I’m new to this forum! I’m 37, my partner is 40, we don’t have children and we’ve been ttc for nearly a year – I have low AMH (3.1pmol/L) and my partner has low sperm morphology (2%). We’ve just been referred to a fertility clinic and I’m thinking about IVF abroad. 

I’ve had a miscarriage several years ago and LLETZ treatment for abnormal cells 7 years ago where part of my cervix has been removed, and the abnormal cells have now come back and I’m due for colposcopy next week. I don’t want to have another treatment now as we’ve just been referred to the fertility clinic. Any advice or wisdom or shared experiences will be more than welcomed!

Thank you all and all the best to you!

AB


----------



## SunUmbrella (Oct 17, 2020)

Hi there, 
Really sorry to hear you are going through this.  It must have been awful to have undergone the surgery to have part of your cervix removed and it is so disappointing to hear that the abnormal cells have come back.  
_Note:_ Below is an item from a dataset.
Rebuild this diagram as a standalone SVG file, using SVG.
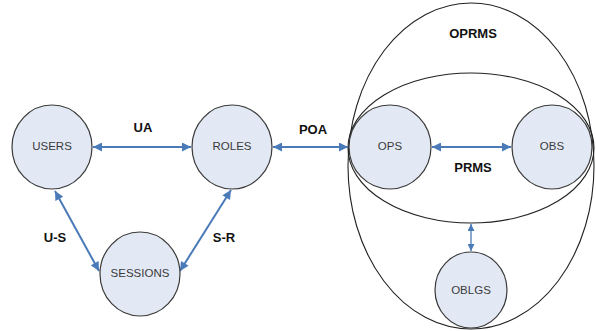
<svg xmlns="http://www.w3.org/2000/svg" width="596" height="331" viewBox="0 0 596 331">
<style>
.node{fill:#e3e9f4;stroke:#3a3a3a;stroke-width:1.2}
.ring{fill:none;stroke:#222;stroke-width:1.1}
.nl{font-family:"Liberation Sans",Arial,sans-serif;font-size:11.5px;fill:#3a3a3a;text-anchor:middle;dominant-baseline:central}
.el{font-family:"Liberation Sans",Arial,sans-serif;font-size:13px;font-weight:bold;fill:#111;text-anchor:middle;dominant-baseline:central}
.con{stroke:#4a7ab8;stroke-width:2;fill:none;marker-start:url(#ah);marker-end:url(#ah)}
.con2{stroke:#4a7ab8;stroke-width:1.3;fill:none;marker-start:url(#ah2);marker-end:url(#ah2)}
</style>
<defs>
<marker id="ah" viewBox="0 0 10 10" refX="10" refY="5" markerUnits="userSpaceOnUse" markerWidth="10" markerHeight="9" orient="auto-start-reverse"><path d="M0,0 L10,5 L0,10 z" fill="#4a7ab8"/></marker>
<marker id="ah2" viewBox="0 0 10 10" refX="10" refY="5" markerUnits="userSpaceOnUse" markerWidth="7" markerHeight="7" orient="auto-start-reverse"><path d="M0,0 L10,5 L0,10 z" fill="#4a7ab8"/></marker>
</defs>
<rect width="596" height="331" fill="#fff"/>
<g id="OPRMS">
<ellipse class="ring" cx="471" cy="166" rx="123" ry="163"/>
<text class="el" x="473" y="33">OPRMS</text>
</g>
<g id="PRMS">
<ellipse class="ring" cx="471" cy="148" rx="123" ry="75"/>
<text class="el" x="473" y="167">PRMS</text>
</g>
<g id="connectors">
<line class="con" x1="93" y1="147" x2="191" y2="147"/>
<line class="con" x1="273" y1="147" x2="348" y2="147"/>
<line class="con" x1="432" y1="147" x2="511" y2="147"/>
<line class="con" x1="55" y1="191" x2="99" y2="271"/>
<line class="con" x1="231" y1="190" x2="180" y2="271"/>
<line class="con2" x1="471" y1="224" x2="471" y2="251"/>
<text class="el" x="143" y="127">UA</text>
<text class="el" x="313" y="129">POA</text>
<text class="el" x="55" y="237">U-S</text>
<text class="el" x="224" y="237">S-R</text>
</g>
<g id="USERS"><ellipse class="node" cx="52" cy="147" rx="40" ry="42"/><text class="nl" x="52" y="146">USERS</text></g>
<g id="ROLES"><ellipse class="node" cx="232" cy="147" rx="40" ry="42"/><text class="nl" x="232" y="146">ROLES</text></g>
<g id="SESSIONS"><ellipse class="node" cx="140" cy="274" rx="40" ry="42"/><text class="nl" x="140" y="273">SESSIONS</text></g>
<g id="OPS"><ellipse class="node" cx="390" cy="147" rx="41" ry="42"/><text class="nl" x="390" y="146">OPS</text></g>
<g id="OBS"><ellipse class="node" cx="552" cy="147" rx="40" ry="42"/><text class="nl" x="552" y="146">OBS</text></g>
<g id="OBLGS"><ellipse class="node" cx="471" cy="290" rx="36" ry="38"/><text class="nl" x="471" y="290">OBLGS</text></g>
</svg>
I'm afraid I don't have experience of abnormal cells in that sense but I would wonder if your two teams could liaise with each other to make the best plan for you? 

You wouldn't want to risk your health for the sake of trying IVF first. On average it takes three tries before success (which I'm sure you know already).  Our first cycle of IVF was with a Prague clinic and they insisted that I go for a mammogram before I could start the medication (I have no history, thankfully, of breast cancer but it is standard for their clinic). They had recently had a case where the patient had early stage breast cancer unbeknownst to her and became pregnant through IVF, which made her treatment much more complex.  

My instinct would be talk to both teams so that  they can make sure to put your health at the centre of any plan.

Best of luck with it all. Let us know how you get on. 
xxx


----------



## Anne_Boleyn (Oct 26, 2020)

Hi SunUmbrella,

thank you so much for your message - it's very comforting to read your words!

I agree it would be optimal to have both teams talk to each other and decide on the best course of action. I've got my gynae appointment on Wednesday, so fingers crossed what they find is not too sinister! Looking to have the fertility appointment soon too.

How are things with you? How was your experience in the clinic in Prague? This is an option I had looked into as well and it would be fantastic hearing directly from somebody who has had the experience!

Thank you and make sure you look after yourself in these very strange days! xx


----------